The Lockheed Martin F-35 Lightning II stealth fighter’s mission capability rate was hurt due to difficulty Lockheed Martin and its suppliers had producing spare parts, an issue caused by a three-year push to dramatically increase production of the aircraft, a top US Air Force official says.
Over the past several years, production of the stealth fighter increased about 114%, from 66 aircraft produced as part of lot 9 in 2017 to 141 aircraft to be produced as part of lot 11 in 2019, according to Lockheed Martin and the US Department of Defense.
“The ramp that we've been through from production perspective — that affects not just Lockheed and how they process aircraft through their production line, but all of the lower-tier vendors as well that are now producing the parts at dramatically increasing rates,” says US Air Force Lieutenant General Eric Fick, the F-35 program executive officer, speaking at a press conference on 29 October. “And then they must also produce spares, even above those rates, right? And making that ramp, not just from a production perspective, but from a purchase of spares perspective, has been challenging.”
US Air Force
Parts shortages were to blame for the F-35 fleet missing the Pentagon’s 80% mission capability goal in September. The mission capability rate of the aircraft went from 55% in October 2018 to 73% in September 2019, according to Fick.

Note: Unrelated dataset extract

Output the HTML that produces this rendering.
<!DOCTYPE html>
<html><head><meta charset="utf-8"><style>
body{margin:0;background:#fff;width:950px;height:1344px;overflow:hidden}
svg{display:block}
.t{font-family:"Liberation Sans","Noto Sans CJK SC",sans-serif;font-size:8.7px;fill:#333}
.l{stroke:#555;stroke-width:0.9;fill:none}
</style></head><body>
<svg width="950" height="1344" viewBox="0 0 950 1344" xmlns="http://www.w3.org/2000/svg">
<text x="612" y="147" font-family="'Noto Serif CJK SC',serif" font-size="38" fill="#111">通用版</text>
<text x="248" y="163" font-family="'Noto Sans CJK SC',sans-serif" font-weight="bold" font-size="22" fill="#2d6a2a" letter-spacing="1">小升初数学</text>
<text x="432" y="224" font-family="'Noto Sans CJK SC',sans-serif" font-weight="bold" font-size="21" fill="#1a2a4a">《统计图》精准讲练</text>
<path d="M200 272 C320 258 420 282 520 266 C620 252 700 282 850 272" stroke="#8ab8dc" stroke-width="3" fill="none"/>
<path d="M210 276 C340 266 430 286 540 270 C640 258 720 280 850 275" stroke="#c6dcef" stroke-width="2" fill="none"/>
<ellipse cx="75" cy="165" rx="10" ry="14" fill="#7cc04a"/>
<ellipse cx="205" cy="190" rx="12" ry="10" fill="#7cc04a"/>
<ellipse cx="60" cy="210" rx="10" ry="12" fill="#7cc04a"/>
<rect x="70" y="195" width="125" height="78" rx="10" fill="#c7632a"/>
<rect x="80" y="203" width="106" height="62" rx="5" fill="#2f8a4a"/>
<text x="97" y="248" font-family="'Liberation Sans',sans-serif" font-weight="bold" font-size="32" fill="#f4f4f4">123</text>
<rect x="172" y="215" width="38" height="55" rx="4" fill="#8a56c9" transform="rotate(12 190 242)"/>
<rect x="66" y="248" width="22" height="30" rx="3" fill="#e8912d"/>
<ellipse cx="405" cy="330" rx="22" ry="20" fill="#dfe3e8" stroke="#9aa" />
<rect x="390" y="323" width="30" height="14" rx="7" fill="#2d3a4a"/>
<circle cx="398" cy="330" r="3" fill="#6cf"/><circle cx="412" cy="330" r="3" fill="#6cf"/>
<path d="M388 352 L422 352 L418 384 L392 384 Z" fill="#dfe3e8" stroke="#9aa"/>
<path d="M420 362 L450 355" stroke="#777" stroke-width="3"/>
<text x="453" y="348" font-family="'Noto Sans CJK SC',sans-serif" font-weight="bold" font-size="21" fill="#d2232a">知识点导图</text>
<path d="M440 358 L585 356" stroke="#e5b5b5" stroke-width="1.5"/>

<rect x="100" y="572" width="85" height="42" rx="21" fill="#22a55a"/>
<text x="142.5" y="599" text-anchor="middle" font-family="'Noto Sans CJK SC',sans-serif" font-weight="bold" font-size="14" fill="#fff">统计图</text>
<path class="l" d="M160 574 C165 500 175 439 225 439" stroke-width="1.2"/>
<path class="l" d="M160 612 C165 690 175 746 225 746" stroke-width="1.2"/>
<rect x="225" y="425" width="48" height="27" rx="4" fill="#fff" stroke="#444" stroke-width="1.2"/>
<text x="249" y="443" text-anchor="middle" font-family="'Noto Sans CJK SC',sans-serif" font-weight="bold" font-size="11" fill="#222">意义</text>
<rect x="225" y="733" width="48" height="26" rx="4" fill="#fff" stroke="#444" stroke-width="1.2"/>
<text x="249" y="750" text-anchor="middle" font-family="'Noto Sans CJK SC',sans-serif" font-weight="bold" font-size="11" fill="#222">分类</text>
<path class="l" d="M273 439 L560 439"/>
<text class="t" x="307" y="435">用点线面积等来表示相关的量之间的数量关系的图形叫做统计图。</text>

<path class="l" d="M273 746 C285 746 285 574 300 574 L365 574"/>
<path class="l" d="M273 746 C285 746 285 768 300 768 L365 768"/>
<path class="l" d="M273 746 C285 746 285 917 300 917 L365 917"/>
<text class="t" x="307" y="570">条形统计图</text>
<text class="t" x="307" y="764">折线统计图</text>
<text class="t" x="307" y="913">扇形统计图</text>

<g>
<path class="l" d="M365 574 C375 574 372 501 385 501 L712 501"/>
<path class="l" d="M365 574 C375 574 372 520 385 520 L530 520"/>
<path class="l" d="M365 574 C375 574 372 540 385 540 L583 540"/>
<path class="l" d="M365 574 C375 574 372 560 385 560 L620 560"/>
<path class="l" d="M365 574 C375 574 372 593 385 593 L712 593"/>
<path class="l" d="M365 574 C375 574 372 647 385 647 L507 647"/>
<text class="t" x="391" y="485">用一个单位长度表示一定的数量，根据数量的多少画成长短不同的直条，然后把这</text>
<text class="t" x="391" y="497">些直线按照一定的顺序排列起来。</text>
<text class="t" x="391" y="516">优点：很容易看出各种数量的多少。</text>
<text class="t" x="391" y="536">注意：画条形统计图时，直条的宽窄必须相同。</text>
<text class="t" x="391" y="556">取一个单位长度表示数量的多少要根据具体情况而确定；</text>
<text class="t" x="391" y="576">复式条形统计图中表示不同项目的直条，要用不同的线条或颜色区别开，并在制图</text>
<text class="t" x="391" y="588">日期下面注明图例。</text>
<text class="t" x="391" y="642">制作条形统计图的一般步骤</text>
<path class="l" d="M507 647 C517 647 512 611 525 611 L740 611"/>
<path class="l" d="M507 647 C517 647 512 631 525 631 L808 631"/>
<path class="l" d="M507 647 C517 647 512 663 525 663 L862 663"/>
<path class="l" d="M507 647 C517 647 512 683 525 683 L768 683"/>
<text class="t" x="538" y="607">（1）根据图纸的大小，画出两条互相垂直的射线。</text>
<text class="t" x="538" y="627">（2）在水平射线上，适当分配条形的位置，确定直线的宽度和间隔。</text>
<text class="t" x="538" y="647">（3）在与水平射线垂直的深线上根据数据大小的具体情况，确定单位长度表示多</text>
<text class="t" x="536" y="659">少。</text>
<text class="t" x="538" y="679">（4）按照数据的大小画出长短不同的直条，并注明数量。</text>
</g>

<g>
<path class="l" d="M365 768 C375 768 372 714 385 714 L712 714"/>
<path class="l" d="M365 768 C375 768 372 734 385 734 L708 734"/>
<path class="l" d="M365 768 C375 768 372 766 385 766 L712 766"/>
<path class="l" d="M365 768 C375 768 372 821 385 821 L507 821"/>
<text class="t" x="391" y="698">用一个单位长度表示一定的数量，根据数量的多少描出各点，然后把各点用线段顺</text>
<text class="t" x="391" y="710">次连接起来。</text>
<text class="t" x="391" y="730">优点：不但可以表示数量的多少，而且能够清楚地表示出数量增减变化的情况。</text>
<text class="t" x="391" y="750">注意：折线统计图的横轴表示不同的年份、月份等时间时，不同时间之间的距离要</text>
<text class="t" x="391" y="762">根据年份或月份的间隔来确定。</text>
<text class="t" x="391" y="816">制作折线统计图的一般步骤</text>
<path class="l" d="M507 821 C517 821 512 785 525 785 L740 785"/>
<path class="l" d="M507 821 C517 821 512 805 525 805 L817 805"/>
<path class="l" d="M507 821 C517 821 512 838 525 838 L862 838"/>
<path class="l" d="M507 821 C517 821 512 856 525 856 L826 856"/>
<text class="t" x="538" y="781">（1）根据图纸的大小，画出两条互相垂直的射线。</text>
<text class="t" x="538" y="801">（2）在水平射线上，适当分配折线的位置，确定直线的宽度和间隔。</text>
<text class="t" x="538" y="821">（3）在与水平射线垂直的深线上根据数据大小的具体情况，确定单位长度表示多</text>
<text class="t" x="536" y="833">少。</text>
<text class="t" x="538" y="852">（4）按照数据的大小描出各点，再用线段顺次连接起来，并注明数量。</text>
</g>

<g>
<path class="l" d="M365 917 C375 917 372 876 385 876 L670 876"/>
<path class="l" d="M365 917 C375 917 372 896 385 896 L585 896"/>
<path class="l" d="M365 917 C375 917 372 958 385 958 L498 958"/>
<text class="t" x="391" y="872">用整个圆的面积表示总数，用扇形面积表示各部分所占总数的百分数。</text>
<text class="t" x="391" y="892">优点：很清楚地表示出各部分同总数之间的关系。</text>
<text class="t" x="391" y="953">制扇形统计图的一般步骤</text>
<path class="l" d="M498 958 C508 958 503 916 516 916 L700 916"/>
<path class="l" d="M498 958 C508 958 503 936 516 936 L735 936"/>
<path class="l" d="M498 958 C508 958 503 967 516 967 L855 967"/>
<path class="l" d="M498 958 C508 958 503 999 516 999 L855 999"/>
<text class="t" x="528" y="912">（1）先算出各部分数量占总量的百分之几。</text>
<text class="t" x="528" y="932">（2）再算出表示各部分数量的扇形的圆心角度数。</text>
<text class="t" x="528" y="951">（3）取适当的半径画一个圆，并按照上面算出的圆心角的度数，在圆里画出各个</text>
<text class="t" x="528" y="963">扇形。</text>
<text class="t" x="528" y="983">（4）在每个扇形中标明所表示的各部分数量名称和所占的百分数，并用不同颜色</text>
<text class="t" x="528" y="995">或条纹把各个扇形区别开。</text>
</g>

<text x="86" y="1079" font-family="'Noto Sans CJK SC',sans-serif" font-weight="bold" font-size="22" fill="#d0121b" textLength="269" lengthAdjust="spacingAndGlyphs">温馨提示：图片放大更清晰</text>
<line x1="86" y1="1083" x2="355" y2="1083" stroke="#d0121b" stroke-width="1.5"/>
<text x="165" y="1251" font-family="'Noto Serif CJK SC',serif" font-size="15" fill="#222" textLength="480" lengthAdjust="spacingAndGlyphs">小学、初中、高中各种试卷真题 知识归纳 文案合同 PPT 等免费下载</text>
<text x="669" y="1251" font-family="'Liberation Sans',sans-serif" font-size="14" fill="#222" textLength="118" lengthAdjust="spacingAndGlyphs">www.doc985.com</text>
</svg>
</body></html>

In particular, the F-35 programme was held back by problems with just a handful of parts.
“We are particularly having issues in three areas: one is canopies, two is engine fuel hydraulic tubes, and then wingtip lenses,” says Ellen Lord, undersecretary of defense for acquisition and sustainment.
“The issue with the canopies has to do with the loss of the coating that's applied to the outside of the canopy,” says Fick. “And, we're working to mitigate that with the prime contractor, Lockheed and their subs GKN [Aerospace] and PPG [Industries].”
Suppliers should be helped by a coming slowing of production increases, says Fick.
“The comparatively minor quantity changes across Lots 12 through 14 should give it some breathing room as we move forward,” he says.
Talk of production issues comes as Lockheed Martin and the F-35 Joint Program Office agreed on 29 October to a $34 billion production contract for 478 examples of the F-35.
As part of that three-year deal, the price of all aircraft variants will fall an average of 12.7% from lot 11 to 14. The lowest-priced variant of the stealth fighter, the F-35A, is to be priced at $77.9 million by 2022.
The mega deal for the F-35 is not the multiyear contract Lockheed Martin wanted. Such a special agreement is signed with permission from the US Congress and gives manufacturers a cancellation payment if aircraft are not bought as promised. In return, Lockheed would then negotiate bulk discounts with its suppliers for parts and materials, passing back some savings to the Pentagon.
The Joint Program Office could not go forward with a multiyear contract because it has not completed Initial Operational Test and Evaluation (IOT&E) on the F-35 and thus hasn’t made a milestone C decision which would green-light the aircraft for official full-rate production.
IOT&E is delayed because the Joint Program Office disagreed with Lockheed Martin on how to build a combat simulator for the F-35 called the Joint Simulation Environment. The combat simulator will go through IOT&E likely starting in March and finish by July 2020, says Fick.
“The criteria in terms of getting out of IOT&E is to test against threats that we will see 10 years from now, in the densities we would see 10 years from now,” says Lord. “We can only do that in a synthetic environment. So we've completed over 90% of the testing. We are very confident in the configuration of the aircraft and we are just working on the nuances of working against these advanced threats.”